I imagined that the girl in the tram was reading about Alice’s encounter with Humpty Dumpty who experienced words as living creatures. In the original book the egg said:

‘[Words] have a temper, some of them—particularly verbs, they’re the proudest—adjectives you can do anything with, but not verbs—however, I can manage the whole lot of them! Impenetrability! That’s what I say!’
‘Would you tell me, please,’ said Alice ‘what that means?’
‘Now you talk like a reasonable child,’ said Humpty Dumpty, looking very much pleased. ‘I meant by “impenetrability” that we’ve had enough of that subject.’

LEZEN (read) is a weird word. And the process of squeezing meaning out of minimal signs is even weirder. Impenetrable in fact. The words ‘read’ and ‘lezen’ are not related and yet… somehow they are complementary.

‘Read’ goes back to Old English ‘rædan’ or ‘redan’ meaning ‘to advise’ or ‘to counsel’ and yes, you guessed right, this word is related to Dutch RADEN (to advise and also to guess). Old English ‘in þas boc rædan’ (reading the book) is guess work. Reading is guessing the meaning of written symbols. The Dutch word RAADSEL (riddle) is the noun of the verb ‘RADEN’.

LEZEN (read) also exists in Old English. The verb ‘lesan’ originally means ‘to gather’, ‘to glean’ or ‘to pick’. In Latin the verb ‘legere’ (read) originally also meant ‘to collect’. What has the sense of gathering to do with making sense of symbols? That is the question. Maybe this transition from collecting to reading shows that the old Romans and Saxons had a good insight into the mental process that is involved.
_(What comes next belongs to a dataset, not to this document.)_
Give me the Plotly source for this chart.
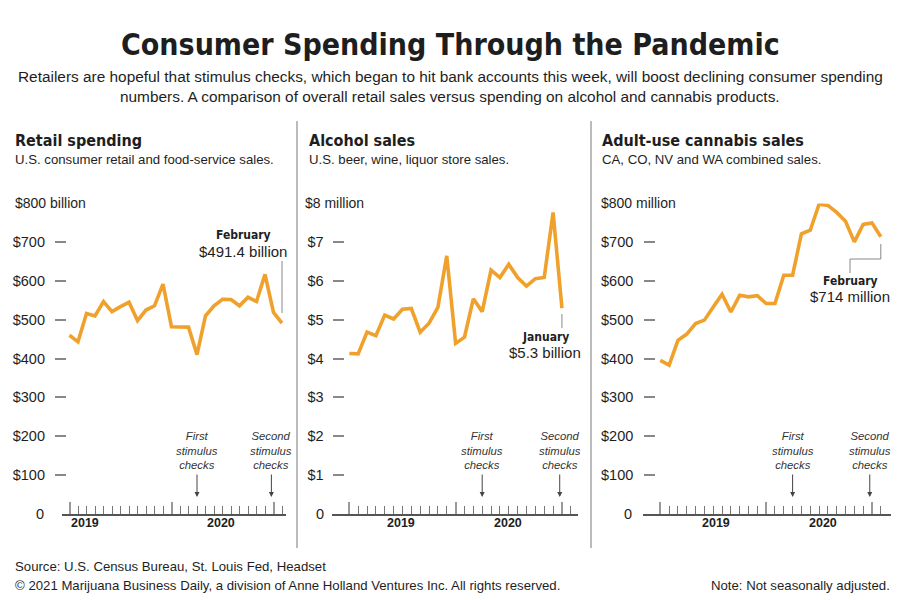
import plotly.graph_objects as go

# ---------------- data ----------------
months = ["Jan 2019", "Feb 2019", "Mar 2019", "Apr 2019", "May 2019", "Jun 2019",
          "Jul 2019", "Aug 2019", "Sep 2019", "Oct 2019", "Nov 2019", "Dec 2019",
          "Jan 2020", "Feb 2020", "Mar 2020", "Apr 2020", "May 2020", "Jun 2020",
          "Jul 2020", "Aug 2020", "Sep 2020", "Oct 2020", "Nov 2020", "Dec 2020",
          "Jan 2021", "Feb 2021"]
retail = [460, 443, 516, 510, 547, 521, 534, 545, 498, 525, 536, 592,
          482, 481, 481, 410, 510, 536, 553, 552, 536, 558, 547, 617, 519, 491.4]
alcohol = [4.13, 4.12, 4.68, 4.59, 5.12, 5.02, 5.27, 5.29, 4.68, 4.91, 5.32, 6.65,
           4.39, 4.55, 5.54, 5.21, 6.28, 6.09, 6.43, 6.09, 5.87, 6.06, 6.09, 7.77, 5.3]
cannabis = [395, 383, 447, 463, 490, 499, 533, 566, 520, 563, 559, 562,
            542, 542, 615, 615, 722, 731, 798, 795, 777, 754, 701, 746, 750, 714]

retail_ticks = [100, 200, 300, 400, 500, 600, 700]
retail_ticktext = ["$100", "$200", "$300", "$400", "$500", "$600", "$700"]
alcohol_ticks = [1, 2, 3, 4, 5, 6, 7]
alcohol_ticktext = ["$1", "$2", "$3", "$4", "$5", "$6", "$7"]
cannabis_ticks = retail_ticks
cannabis_ticktext = retail_ticktext
year_labels = ["2019", "2020"]
first_stimulus = 15      # April 2020 (month index)
second_stimulus = 23.75  # late Dec 2020 / early Jan 2021

ORANGE = "#F0A12C"
TXT = "#1e1e1e"
NARROW = "DejaVu Sans Condensed, DejaVu Sans, sans-serif"
BODY = "Liberation Sans, Arial, sans-serif"


def X(px):
    return px / 900.0


def Y(py):
    return 1 - py / 600.0


fig = go.Figure()

panels = [
    dict(key="", series=retail, top=800, ticks=retail_ticks, ticktext=retail_ticktext,
         x0=62, x1=286, i0=69.5, step=8.5, tick_left=54, standoff=9,
         unit_label="$800 billion", unit_x=13,
         head="Retail spending", sub="U.S. consumer retail and food-service sales.", head_x=13,
         year_px=[84.5, 221], nticks=26, zero_x=46),
    dict(key="2", series=alcohol, top=8, ticks=alcohol_ticks, ticktext=alcohol_ticktext,
         x0=331.7, x1=577.7, i0=349.3, step=8.86, tick_left=331.7, standoff=8,
         unit_label="$8 million", unit_x=303.3,
         head="Alcohol sales", sub="U.S. beer, wine, liquor store sales.", head_x=307,
         year_px=[401, 508], nticks=26, zero_x=325.7),
    dict(key="3", series=cannabis, top=800, ticks=cannabis_ticks, ticktext=cannabis_ticktext,
         x0=643.3, x1=890.7, i0=660.3, step=8.82, tick_left=643.3, standoff=10,
         unit_label="$800 million", unit_x=599.3,
         head="Adult-use cannabis sales", sub="CA, CO, NV and WA combined sales.", head_x=600,
         year_px=[716.3, 823.3], nticks=26, zero_x=634.3),
]

y_bottom_px, y_top_px = 513.5, 203.5
annotations = []
shapes = []

for p in panels:
    k = p["key"]
    xa = "x" + k
    ya = "y" + k
    idx = list(range(len(p["series"])))
    fig.add_trace(go.Scatter(x=idx, y=p["series"], mode="lines", xaxis=xa, yaxis=ya,
                             line=dict(color=ORANGE, width=3.6), hoverinfo="skip",
                             cliponaxis=False, showlegend=False))
    xr = [(p["x0"] - p["i0"]) / p["step"], (p["x1"] - p["i0"]) / p["step"]]
    fig.layout["xaxis" + k] = dict(
        domain=[X(p["x0"]), X(p["x1"])], range=xr, anchor=ya,
        showline=True, linecolor="#555", linewidth=1.5,
        showgrid=False, zeroline=False, showticklabels=False,
        ticks="inside", tickmode="array", tickvals=[0, 12, 24], ticklen=12,
        tickwidth=1.5, tickcolor="#999",
        minor=dict(tickmode="array", tickvals=list(range(p["nticks"])), ticks="inside",
                   ticklen=8, tickwidth=1.2, tickcolor="#777", showgrid=False),
        fixedrange=True)
    fig.layout["yaxis" + k] = dict(
        domain=[Y(y_bottom_px), Y(y_top_px)], range=[0, p["top"]],
        anchor="free", position=X(p["tick_left"]),
        showline=False, showgrid=False, zeroline=False,
        ticks="inside", ticklen=11, tickwidth=1.5, tickcolor="#888",
        tickmode="array", tickvals=p["ticks"], ticktext=p["ticktext"],
        tickfont=dict(family=BODY, size=14.5, color=TXT),
        ticklabelstandoff=p["standoff"], fixedrange=True)

    # zero label
    annotations.append(dict(x=X(p["zero_x"]), y=0, xref="paper", yref=ya,
                            text="0", showarrow=False, xanchor="right", yanchor="middle",
                            font=dict(family=BODY, size=14.5, color=TXT)))
    # unit label
    annotations.append(dict(x=X(p["unit_x"]), y=p["top"], xref="paper", yref=ya,
                            text=p["unit_label"], showarrow=False, xanchor="left",
                            yanchor="middle", font=dict(family=BODY, size=14, color=TXT)))
    # headings
    annotations.append(dict(x=X(p["head_x"]), y=Y(140), xref="paper", yref="paper",
                            text="<b>" + p["head"] + "</b>", showarrow=False, xanchor="left",
                            yanchor="middle", font=dict(family=NARROW, size=16, color=TXT)))
    annotations.append(dict(x=X(p["head_x"]), y=Y(160), xref="paper", yref="paper",
                            text=p["sub"], showarrow=False, xanchor="left",
                            yanchor="middle", font=dict(family=BODY, size=13.2, color=TXT)))
    # year labels
    for lab, px in zip(year_labels, p["year_px"]):
        annotations.append(dict(x=(px - p["i0"]) / p["step"], y=Y(523), xref=xa, yref="paper",
                                text="<b>" + lab + "</b>", showarrow=False, xanchor="center",
                                yanchor="middle", font=dict(family=BODY, size=12.5, color=TXT)))
    # stimulus notes
    for sx, note in [(first_stimulus, "First<br>stimulus<br>checks"),
                     (second_stimulus, "Second<br>stimulus<br>checks")]:
        annotations.append(dict(x=sx, y=Y(450.5), xref=xa, yref="paper",
                                text="<i>" + note + "</i>", showarrow=False, xanchor="center",
                                yanchor="middle", align="center",
                                font=dict(family=BODY, size=11.3, color="#333")))
        annotations.append(dict(x=sx, y=Y(497), xref=xa, yref="paper", text="",
                                showarrow=True, ax=0, ay=-24, arrowhead=2, arrowsize=1,
                                arrowwidth=1, arrowcolor="#444"))


# value call-outs
def callout(xa, xi, cy, bold, value):
    annotations.append(dict(x=xi, y=Y(cy), xref=xa, yref="paper", text="<b>" + bold + "</b>",
                            showarrow=False, xanchor="center", yanchor="middle",
                            font=dict(family=NARROW, size=12, color=TXT)))
    annotations.append(dict(x=xi, y=Y(cy + 16), xref=xa, yref="paper", text=value,
                            showarrow=False, xanchor="center", yanchor="middle",
                            font=dict(family=BODY, size=15, color=TXT)))


p1, p2, p3 = panels
last1 = len(retail) - 1
last2 = len(alcohol) - 1
last3 = len(cannabis) - 1
callout("x", (243 - p1["i0"]) / p1["step"], 235, "February", "$491.4 billion")
shapes.append(dict(type="line", xref="x", yref="paper", x0=last1, x1=last1,
                   y0=Y(261), y1=Y(313), line=dict(color="#888", width=1)))
callout("x2", (545 - p2["i0"]) / p2["step"], 336.7, "January", "$5.3 billion")
shapes.append(dict(type="line", xref="x2", yref="paper", x0=last2, x1=last2,
                   y0=Y(314), y1=Y(328), line=dict(color="#888", width=1)))
cx3 = (850 - p3["i0"]) / p3["step"]
callout("x3", cx3, 280.7, "February", "$714 million")
shapes.append(dict(type="path", xref="x3", yref="paper",
                   path="M %f %f L %f %f L %f %f L %f %f" % (last3, Y(244), last3, Y(259),
                                                             cx3, Y(259), cx3, Y(273)),
                   line=dict(color="#888", width=1)))

# dividers
for dx in [297, 591]:
    shapes.append(dict(type="line", xref="paper", yref="paper", x0=X(dx), x1=X(dx),
                       y0=Y(121), y1=Y(548), line=dict(color="#bbbbbb", width=2)))

# title, subtitle, footer
annotations.append(dict(x=0.5, y=Y(45), xref="paper", yref="paper",
                        text="<b>Consumer Spending Through the Pandemic</b>", showarrow=False,
                        xanchor="center", yanchor="middle",
                        font=dict(family=NARROW, size=30, color=TXT)))
annotations.append(dict(x=0.5, y=Y(77), xref="paper", yref="paper",
                        text="Retailers are hopeful that stimulus checks, which began to hit bank accounts this week, will boost declining consumer spending",
                        showarrow=False, xanchor="center", yanchor="middle",
                        font=dict(family=BODY, size=15.4, color=TXT)))
annotations.append(dict(x=0.5, y=Y(97), xref="paper", yref="paper",
                        text="numbers. A comparison of overall retail sales versus spending on alcohol and cannabis products.",
                        showarrow=False, xanchor="center", yanchor="middle",
                        font=dict(family=BODY, size=15.4, color=TXT)))
annotations.append(dict(x=X(13), y=Y(566), xref="paper", yref="paper",
                        text="Source: U.S. Census Bureau, St. Louis Fed, Headset",
                        showarrow=False, xanchor="left", yanchor="middle",
                        font=dict(family=BODY, size=13.2, color=TXT)))
annotations.append(dict(x=X(13), y=Y(585), xref="paper", yref="paper",
                        text="© 2021 Marijuana Business Daily, a division of Anne Holland Ventures Inc. All rights reserved.",
                        showarrow=False, xanchor="left", yanchor="middle",
                        font=dict(family=BODY, size=13.2, color=TXT)))
annotations.append(dict(x=X(892), y=Y(585), xref="paper", yref="paper",
                        text="Note: Not seasonally adjusted.",
                        showarrow=False, xanchor="right", yanchor="middle",
                        font=dict(family=BODY, size=13.2, color=TXT)))

fig.update_layout(width=900, height=600, margin=dict(l=0, r=0, t=0, b=0),
                  paper_bgcolor="white", plot_bgcolor="white",
                  annotations=annotations, shapes=shapes, showlegend=False)

fig.write_html("out.html", config={"displayModeBar": False},
               post_script="document.body.style.margin='0px';document.body.style.padding='0px';"
                           "document.documentElement.style.overflow='hidden';")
LEZEN is collecting symbols, then sorting them mentally and eventually you listen as the sorted symbols speak to you. READING is guessing what the symbols mean and hoping that they will make sense.

By the way, the word LEZEN in the sense of collecting can still be detected in the word BLOEMLEZING (anthology) which translates as ‘flower collection’. An anthology is a collection of the most beautiful flowers in the field.

Please don’t complain that my posting is too long. I could go on talking about ‘schrijven’ (write) but I’ll keep that for later. You’ve read enough. ‘Genoeg gelezen.’